When researchers modeled a dynamic trading strategy that reduces equity exposure as concentration rises, the results were damning: lower returns, higher volatility, and a Sharpe ratio less than half that of a simple buy-and-hold approach.
The buy-and-hold strategy, as Elm Wealth’s Haghani and White put it, “generated more than twice as much wealth as the dynamic strategy during this period, and it did so with less risk.”
Concentration, their data shows, has essentially no relationship with subsequent market risk or return.
“Investors who react to concentration by reducing equity exposure or deviating from market weights are, on the evidence, more likely to hurt themselves than help themselves,” write Haghani and White. “The best response to concentration is no response at all.”
What is driving today’s concentration is also worth understanding, because it deflates another popular theory — that passive index investing has artificially inflated the biggest stocks.
The historical record kills that argument: the market was just as concentrated in the 1930s, decades before the first index fund existed.
Concentration, it turns out, is simply what normal markets do over time. When firms grow at different rates, idiosyncratic risk compounds across decades, and a few winners naturally pull away from the pack. No bubble required, no behavioral bias needed, no index fund conspiracy necessary.

Not everyone agrees that concentration is harmless.
The International Monetary Fund (IMF), for example, warned in October that the dominance of a small group of technology giants could leave markets vulnerable to a sharp correction if their earnings disappoint. Because those companies, all in one sector, now account for such a large share of the index.
A pullback could ripple through retirement portfolios and broader financial conditions, according to the IMF.
Torsten Sløk, the chief economist at Apollo Global Management, has also cautioned that the S&P 500 has become "extremely concentrated." Investors who buy the benchmark are increasingly making a large bet on a small cluster of mega-cap firms. In that view, the concern isn't just valuation—it's that the market's diversification may be weaker than it appears.
The share of aggregate revenue, earnings and cash flow controlled by the largest firms has fallen in lockstep with their rising market weight. The Magnificent Seven are expensive, trading at around 35 times last year’s earnings, but so is the broader S&P 500 technology sector.
Mid-cap tech, often cited as the safer alternative, trades at 45 times earnings — higher than the giants investors are supposedly fleeing toward.
None of this means that U.S. stocks are a screaming buy.

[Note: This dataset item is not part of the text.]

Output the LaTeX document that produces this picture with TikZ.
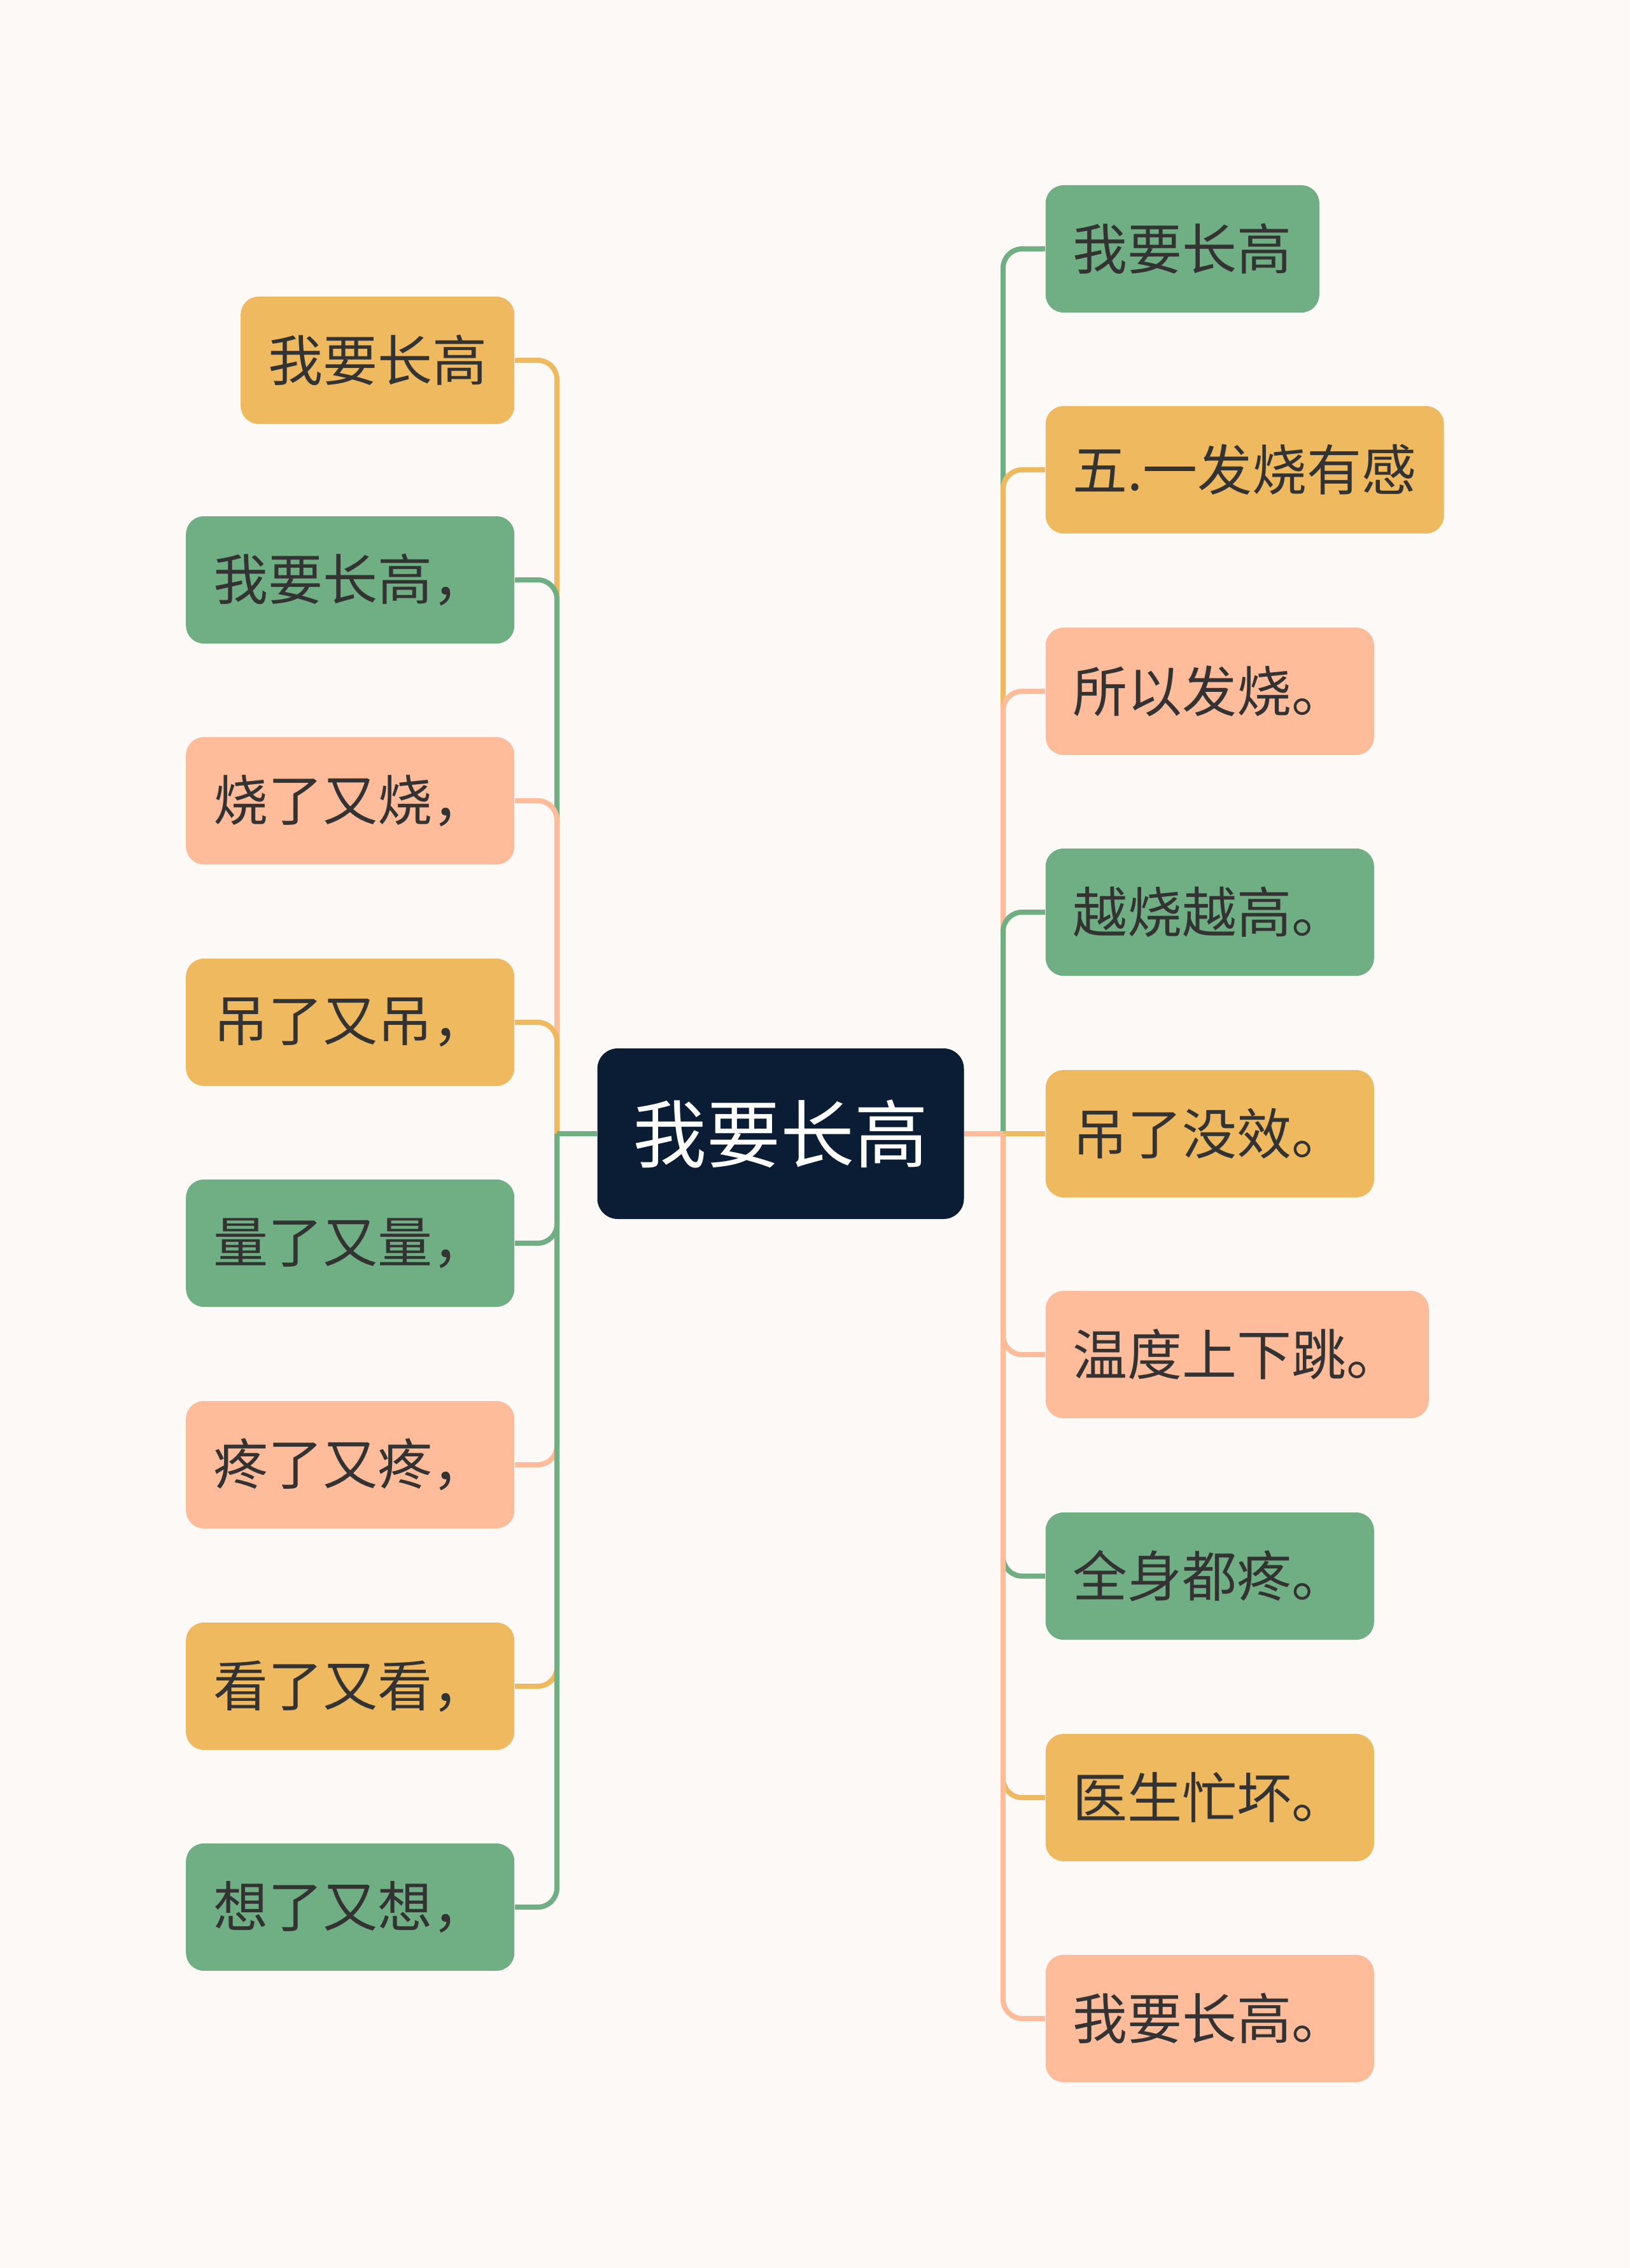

Haghani and White are careful to separate the concentration question from the valuation question, and on valuation, they are more cautious.
Their estimate puts the long-term expected return of U.S. equities at only about 1% above inflation-protected bonds — a thin margin that puts the burden squarely on stock selection and disciplined asset allocation, not on reshuffling deck chairs around the Magnificent Seven.